几日狂风过后,不知又有多少落红难缀。“百花长恨风吹落”,但“唯有杨花独爱风”,轻盈自在地随风飘飞着。想起几十天前,就已经是杜甫笔下的“桃花细逐杨花落”了,到现在几番花开花谢,已是“小径红稀”,这些杨花竟还依然如晏殊词中“蒙蒙乱扑行人面”,不由感到她们的花期之长是多么难得。可能这便是杨花“品题曾入百花名”的一个缘由吧。
杨花,这一团团纤软如绒的洁白飞絮,以前只认作是“叶似镜中眉,花如关外雪”的柳絮,后来才发现其实也大量来自一些杨树。不知是否因为她们实在太一样了,而古人《种树书》中,又有扦插时“顺插为柳,倒插为杨”的说法,似乎并不想把杨树与柳树分得那么清﹔便是今人的植物学分类中,也把二者同归于杨柳科,于是,杨柳之花当然地全被称为杨花。
古来许多诗家都对杨花情有独钟。即便是颇受我们抱怨的那纱门纱窗上的白色“污染”,在他们眼中心中都是“香雪帘栊”,是“半帘香雾”,更有许多名句名篇,单以咏杨花而传世。北宋词人张子野有“张三影”之称,其中“一影”就是因“堕轻絮无影”而闻于天下的。

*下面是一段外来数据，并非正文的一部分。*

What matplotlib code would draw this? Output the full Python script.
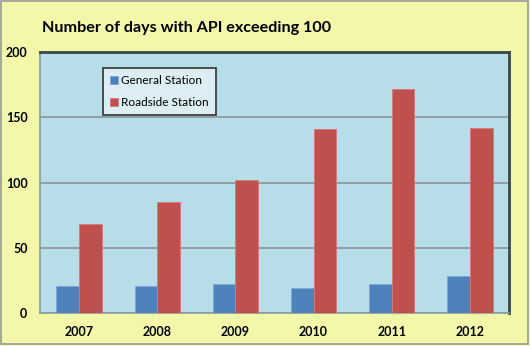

然而,那些有名的杨花词,如苏东坡“细看来不是杨花,点点是,离人泪”的沉痛,曹雪芹“草木也知愁,韶华竟白头”的凄楚,贺方回以“一川烟草,满城风絮,梅子黄时雨”“三者比愁之多”(《鹤林玉露》)等等,虽都令人击节赞叹,但也都只局限在离愁上,依旧是“年年柳色,灞陵伤别”。直到如今,曾于朋友诗囊中见到有扫墓归来时写的“东风解得行人意,十万杨花是纸钱”句,觉得似仍未翻离此中的暗影。
总以为杨花轻灵而离愁沉重,二者的死结其实只是一种人为。故此很喜欢有人试着解开这结,放杨花“飘然欲上白云乡”,或“好风凭借力,送我上青云”。只是她本就“似雾中花,似风前雪,似雨余云”的,不仅如此,也许就是“剪东风千缕碎云”,不过是一种微型的;如果真有更微观的“小人国”与更宏观的“大人国”,如果能做一次时空的跨越,我们是不是会看到,我们这里的杨花和白云,原来就是另外空间,比如小人国里的白云和大人国里的杨花呢?
王安石说,“杨花独得春风意,相逐晴空去不还”。白居易叹,“去似朝云无觅处”。曹雪芹问,“今生谁舍谁收”……杨花,实在是云一般神秘的花。而这神秘的深处,是她的超脱与自在。无牵无挂,一切随缘;不留恋曾生长于斯的柔条青枝,不在意恩怨与境遇。“似花还似非花”,那里面有她超越了一般花所执著的色、香、形等而达到的境界。抱膝树下,静静地坐一会儿,让自己的心和漫空飞花一起轻轻上升,上升。那平常所放不下的许多,便会渐渐淡去。